Vraiment, c'est chaque occasion.
Je refuse facilement les films comme acteur, mais je les accepte lorsque j'aime
le metteur en scène, le projet, les partenaires. J'accepte quand je n'ai
vraiment pas envie de dire non. C'est très spontané. Il n'y a pas de calcul.
Vous sentez que cela vous apporte quelque chose comme cinéaste?
C'est difficile à dire. Ça
m'apporte déjà d'être sur un plateau en étant plus léger que le metteur en
scène. J'ai déjà ce plaisir-là d'être joyeux sur un tournage. Alors que comme
metteur en scène, je suis soucieux.
Ça m'apporte également une
position très privilégiée pour regarder d'autres metteurs en scène travailler.
Avant de faire l'acteur, je n'en voyais pas des metteurs en scènes travailler.
Là, si. Et j'ai travaillé avec de bons metteurs en scène. Comme Cold War. C'était fantastique. Le rôle
n'était pas très intéressant. Mais j'ai passé des journées à côté de Pawel
(Pawlikowski). Je lui disais «je peux m'asseoir à côté de toi»? «Oui, pas de
problème.» Juste d'être là, c'était très beau de le voir construire son film.
C'est vraiment une place extraordinaire. Et c'est vraiment la meilleure place.
On est à l'intérieur du processus, on voit l'équipe, on voit tout.
J'aimais déjà travailler sur le
scénario des autres. J'aime bien le collectif, d'être dans l'oeuvre des autres.
Avant, je travaillais juste avec ma tête. Maintenant, en jouant, je me suis
réapproprié mon corps.
Quand je joue sur les films des
autres, j'essaye de ressentir ce que je fais. Je sens quand ce n'est pas bon.
Je ne sens pas forcément quand c'est bon, mais je sens quand ce n'est pas bon.
C'était simple de vous diriger vous-mêmes dans Fête de famille?

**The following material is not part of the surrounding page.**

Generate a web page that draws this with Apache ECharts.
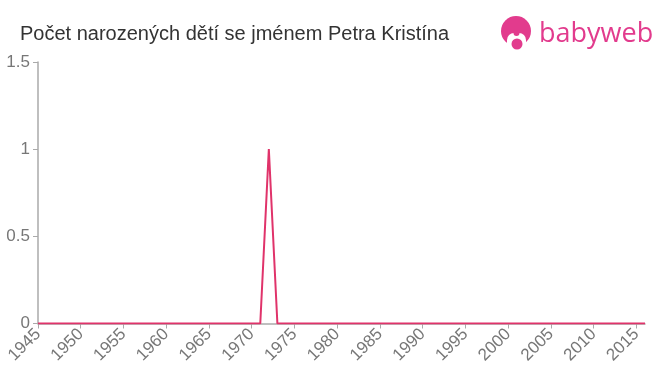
<!DOCTYPE html>
<html>
<head>
<meta charset="utf-8">
<script src="https://cdn.jsdelivr.net/npm/echarts@6/dist/echarts.min.js"></script>
<style>html,body{margin:0;padding:0;background:#fff;}#c{width:660px;height:375px;}</style>
</head>
<body>
<div id="c"></div>
<script>
const titleText = 'Počet narozených dětí se jménem Petra Kristína';
const years = [];
for (let y = 1945; y <= 2016; y++) years.push(String(y));
const counts = [
  0,0,0,0,0, 0,0,0,0,0, 0,0,0,0,0, 0,0,0,0,0, // 1945-1964
  0,0,0,0,0, 0,0,1,0,0, 0,0,0,0,0, 0,0,0,0,0, // 1965-1984
  0,0,0,0,0, 0,0,0,0,0, 0,0,0,0,0, 0,0,0,0,0, // 1985-2004
  0,0,0,0,0, 0,0,0,0,0, 0,0                   // 2005-2016
];
const yTicks = [0, 0.5, 1, 1.5];

const chart = echarts.init(document.getElementById('c'), null, {renderer: 'canvas'});
const pink = '#e23b8d';
const font = 'Liberation Sans, Arial, sans-serif';
chart.setOption({
  animation: false,
  title: {
    text: titleText, left: 15, top: 19,
    textStyle: {fontFamily: font, fontSize: 20, fontWeight: 'normal', color: '#333'}
  },
  graphic: [
    {type: 'circle', shape: {cx: 516, cy: 31, r: 15}, style: {fill: pink}},
    {type: 'rect', shape: {x: 507, y: 33, width: 19, height: 17, r: [7,7,0,0]}, style: {fill: '#fff'}},
    {type: 'circle', shape: {cx: 516.5, cy: 33, r: 3}, style: {fill: pink}},
    {type: 'circle', shape: {cx: 517, cy: 44, r: 5.5}, style: {fill: pink}},
    {type: 'text', left: 539, top: 21, style: {text: 'babyweb', fill: pink, font: '27px "Open Sans", sans-serif'}}
  ],
  grid: {left: 38, right: 15, top: 62, bottom: 51.5, containLabel: false},
  xAxis: {
    type: 'category', data: years, boundaryGap: false,
    axisLine: {lineStyle: {color: '#aaa', width: 1.5}},
    axisTick: {interval: 4, length: 5, lineStyle: {color: '#aaa'}},
    axisLabel: {interval: 4, rotate: 45, color: '#777', fontSize: 17, fontFamily: font, margin: 8},
    splitLine: {show: false}
  },
  yAxis: {
    type: 'value', min: yTicks[0], max: yTicks[yTicks.length-1], interval: 0.5,
    axisLine: {show: true, lineStyle: {color: '#aaa', width: 1.5}},
    axisTick: {show: true, length: 5, lineStyle: {color: '#aaa'}},
    axisLabel: {color: '#777', fontSize: 17, fontFamily: font, margin: 8},
    splitLine: {show: false}
  },
  series: [{
    type: 'line', data: counts, showSymbol: false, symbol: 'none',
    lineStyle: {color: '#e0336a', width: 2}
  }]
});
</script>
</body>
</html>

Je ne me suis pas vraiment
dirigé. Ce qui était simple, c'est que j'ai joué un texte que j'ai écrit
moi-même. Ça c'est plus simple que de jouer un texte écrit par quelqu'un
d'autre. Parce que c'est organique. Déjà, je n'avais pas de problème
d'apprentissage, car je savais le texte par coeur. Je me suis rendu compte que
quand je répétais avec les autres, je savais le texte de tout le monde.